つまり暴動が起きている1967年のデトロイトは、非常にディストピアなんだなとこの映画を見て思ったのです。でも、このディストピアは、今も続いている。黒人として現代のアメリカに生きるのはディストピア社会で下級市民として支配されているのと同じような感覚なのではないかと、この映画をみていると感じてしまいます。
最後はテレビドラマ版の『ウォッチメン』
アメコミ界において最重要な漫画『ウォッチメン』の後日譚にあたるテレビドラマ。ザック・スナイダーが2009年にとった映画は、原作コミックの意訳映画化だったが、こちらは原作の持つ設定をそのまま拡張して現代に移したもので、原作ファンにはたまらない作品になっている。すべてを語ろうと思うと、また膨大な量になるのでここでは一点だけ。
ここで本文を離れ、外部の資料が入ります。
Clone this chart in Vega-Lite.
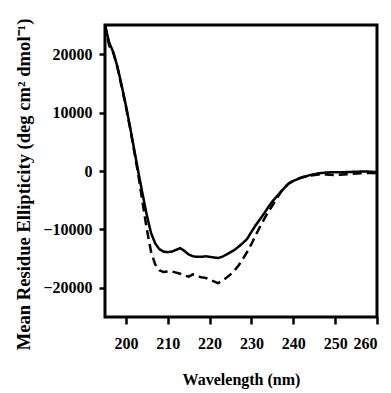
{
  "$schema": "https://vega.github.io/schema/vega-lite/v6.json",
  "autosize": "none",
  "width": 272,
  "height": 292,
  "padding": {"left": 105, "top": 25, "right": 14, "bottom": 76},
  "background": "white",
  "config": {
    "view": {"stroke": "black", "strokeWidth": 3},
    "axis": {"labelFont": "Liberation Serif", "titleFont": "Liberation Serif", "labelFontWeight": "bold", "titleFontWeight": "bold", "labelColor": "black", "titleColor": "black", "domainColor": "black", "tickColor": "black", "domainWidth": 3, "tickWidth": 2.5, "grid": false}
  },
  "datasets": {
    "cd": [
      {"wl": 195, "v": 25000, "s": "A"}, {"wl": 196, "v": 22000, "s": "A"}, {"wl": 197, "v": 20300, "s": "A"}, {"wl": 198, "v": 17800, "s": "A"}, {"wl": 199, "v": 14600, "s": "A"}, {"wl": 200, "v": 11200, "s": "A"}, {"wl": 201, "v": 7500, "s": "A"}, {"wl": 202, "v": 3600, "s": "A"}, {"wl": 203, "v": -300, "s": "A"}, {"wl": 204, "v": -4000, "s": "A"}, {"wl": 205, "v": -7600, "s": "A"}, {"wl": 206, "v": -10600, "s": "A"}, {"wl": 207, "v": -12400, "s": "A"}, {"wl": 208, "v": -13400, "s": "A"}, {"wl": 209, "v": -13800, "s": "A"}, {"wl": 210, "v": -13900, "s": "A"}, {"wl": 211, "v": -13800, "s": "A"}, {"wl": 212, "v": -13500, "s": "A"}, {"wl": 213, "v": -13200, "s": "A"}, {"wl": 214, "v": -13700, "s": "A"}, {"wl": 215, "v": -14300, "s": "A"}, {"wl": 216, "v": -14600, "s": "A"}, {"wl": 217, "v": -14700, "s": "A"}, {"wl": 218, "v": -14700, "s": "A"}, {"wl": 219, "v": -14600, "s": "A"}, {"wl": 220, "v": -14700, "s": "A"}, {"wl": 221, "v": -14800, "s": "A"}, {"wl": 222, "v": -14900, "s": "A"}, {"wl": 223, "v": -14700, "s": "A"}, {"wl": 224, "v": -14300, "s": "A"}, {"wl": 225, "v": -13900, "s": "A"}, {"wl": 226, "v": -13500, "s": "A"}, {"wl": 227, "v": -12900, "s": "A"}, {"wl": 228, "v": -12300, "s": "A"}, {"wl": 229, "v": -11600, "s": "A"}, {"wl": 230, "v": -10400, "s": "A"}, {"wl": 231, "v": -9300, "s": "A"}, {"wl": 232, "v": -8300, "s": "A"}, {"wl": 233, "v": -7300, "s": "A"}, {"wl": 234, "v": -6200, "s": "A"}, {"wl": 235, "v": -5200, "s": "A"}, {"wl": 236, "v": -4400, "s": "A"}, {"wl": 237, "v": -3600, "s": "A"}, {"wl": 238, "v": -2800, "s": "A"}, {"wl": 239, "v": -2100, "s": "A"}, {"wl": 240, "v": -1700, "s": "A"}, {"wl": 241, "v": -1400, "s": "A"}, {"wl": 242, "v": -1100, "s": "A"}, {"wl": 244, "v": -700, "s": "A"}, {"wl": 246, "v": -400, "s": "A"}, {"wl": 248, "v": -250, "s": "A"}, {"wl": 250, "v": -200, "s": "A"}, {"wl": 252, "v": -200, "s": "A"}, {"wl": 254, "v": -150, "s": "A"}, {"wl": 256, "v": -100, "s": "A"}, {"wl": 258, "v": -100, "s": "A"}, {"wl": 260, "v": -200, "s": "A"},
      {"wl": 195, "v": 25000, "s": "B"}, {"wl": 196, "v": 21500, "s": "B"}, {"wl": 197, "v": 20200, "s": "B"}, {"wl": 198, "v": 17600, "s": "B"}, {"wl": 199, "v": 14400, "s": "B"}, {"wl": 200, "v": 11000, "s": "B"}, {"wl": 201, "v": 7300, "s": "B"}, {"wl": 202, "v": 3300, "s": "B"}, {"wl": 203, "v": -800, "s": "B"}, {"wl": 204, "v": -5500, "s": "B"}, {"wl": 205, "v": -10000, "s": "B"}, {"wl": 206, "v": -13800, "s": "B"}, {"wl": 207, "v": -16000, "s": "B"}, {"wl": 208, "v": -17000, "s": "B"}, {"wl": 209, "v": -17300, "s": "B"}, {"wl": 210, "v": -17200, "s": "B"}, {"wl": 211, "v": -17200, "s": "B"}, {"wl": 212, "v": -17400, "s": "B"}, {"wl": 213, "v": -17600, "s": "B"}, {"wl": 214, "v": -17900, "s": "B"}, {"wl": 215, "v": -18100, "s": "B"}, {"wl": 216, "v": -17700, "s": "B"}, {"wl": 217, "v": -18000, "s": "B"}, {"wl": 218, "v": -18200, "s": "B"}, {"wl": 219, "v": -18300, "s": "B"}, {"wl": 220, "v": -18600, "s": "B"}, {"wl": 221, "v": -18900, "s": "B"}, {"wl": 222, "v": -19200, "s": "B"}, {"wl": 223, "v": -18800, "s": "B"}, {"wl": 224, "v": -18300, "s": "B"}, {"wl": 225, "v": -17700, "s": "B"}, {"wl": 226, "v": -17000, "s": "B"}, {"wl": 227, "v": -16100, "s": "B"}, {"wl": 228, "v": -15000, "s": "B"}, {"wl": 229, "v": -13800, "s": "B"}, {"wl": 230, "v": -12500, "s": "B"}, {"wl": 231, "v": -11000, "s": "B"}, {"wl": 232, "v": -9600, "s": "B"}, {"wl": 233, "v": -8300, "s": "B"}, {"wl": 234, "v": -7000, "s": "B"}, {"wl": 235, "v": -5900, "s": "B"}, {"wl": 236, "v": -4800, "s": "B"}, {"wl": 237, "v": -3600, "s": "B"}, {"wl": 238, "v": -2700, "s": "B"}, {"wl": 239, "v": -2100, "s": "B"}, {"wl": 240, "v": -1700, "s": "B"}, {"wl": 241, "v": -1400, "s": "B"}, {"wl": 242, "v": -1100, "s": "B"}, {"wl": 244, "v": -800, "s": "B"}, {"wl": 246, "v": -600, "s": "B"}, {"wl": 248, "v": -600, "s": "B"}, {"wl": 250, "v": -700, "s": "B"}, {"wl": 252, "v": -600, "s": "B"}, {"wl": 254, "v": -500, "s": "B"}, {"wl": 256, "v": -400, "s": "B"}, {"wl": 258, "v": -300, "s": "B"}, {"wl": 260, "v": -400, "s": "B"}
    ]
  },
  "data": {"name": "cd"},
  "mark": {"type": "line", "color": "black", "strokeWidth": 2.5, "clip": true},
  "encoding": {
    "x": {"field": "wl", "type": "quantitative", "scale": {"domain": [195, 260], "nice": false, "zero": false}, "axis": {"values": [200, 210, 220, 230, 240, 250, 260], "title": "Wavelength (nm)", "labelFontSize": 16, "titleFontSize": 16, "tickSize": 7, "labelPadding": 11, "titlePadding": 20, "domain": false}},
    "y": {"field": "v", "type": "quantitative", "scale": {"domain": [-25000, 25000], "nice": false}, "axis": {"values": [-20000, -10000, 0, 10000, 20000], "format": "d", "title": "Mean Residue Ellipticity (deg cm² dmol⁻¹)", "labelFontSize": 16, "titleFontSize": 18.6, "titleY": 159, "tickSize": 6, "labelPadding": 7, "titlePadding": 9, "domain": false}},
    "strokeDash": {"field": "s", "type": "nominal", "scale": {"domain": ["A", "B"], "range": [[1, 0], [9, 5]]}, "legend": null}
  }
}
このドラマでの原作の拡張の一つが、K.K.Kなどの白人至上主義自警団が中心となって起こした現実の黒人虐殺事件をドラマの起点にしている点。これはアメリカのひとにもあまり知られてないようなのですが、現実にオクラホマ州のタルサで1921年に起こった事件。黒人に対する警官/白人自衛官の100年にわたる攻撃の発端が背骨になっている。
注目したいのは、ドラマの中でキーになる白人至上主義団体が黒人同士を闘わせて根絶やしにしようとする「サイクロプス計画」。この計画にはハンドサインがあるのだが、このハンドサインが「ホワイトパワー」を表すハンドサイン(OKサイン)と同じなのだ。サイクロプス(1つ目)ということで、Oの部分が目で、広げた指が角に当たるらしい。
白人至上主義、人種根絶やし、警察に加わるスーパーヒーロー。どう考えても2020年の現在ではエグいノンフィクションだろうと思うのだが、いま、黒人のデモ隊に暴行を加えている白人警官が「サイクロプス計画」「ホワイトパワー」のハンドサインを実際に使っている。
このエグいフィクションが、アメリカで生きる黒人の現実。
もちらん、アラン・ムーアファンとしてすごく楽しめるドラマなのだけど、それだけでない、いやそういったアメコミのドラマ化以上に現在のアメリカの問題を目の前にパラレルワールドとして繰り広げてくれる。
「ウォッチメン」。荒唐無稽ではない、現実のアメリカと背中合わせのドラマになっているので、いまのアメリカの日常を知るためには必見なのではないだろうか?
いずれにしても、まだまだこういったBlack lives matterを題材にした映画はこれからも数多く作られるだろうし、まだ見ぬ名作もたくさんあるはず。
ちょっとこれを機会に古いものからどんどん見ていきたいなと思ってます。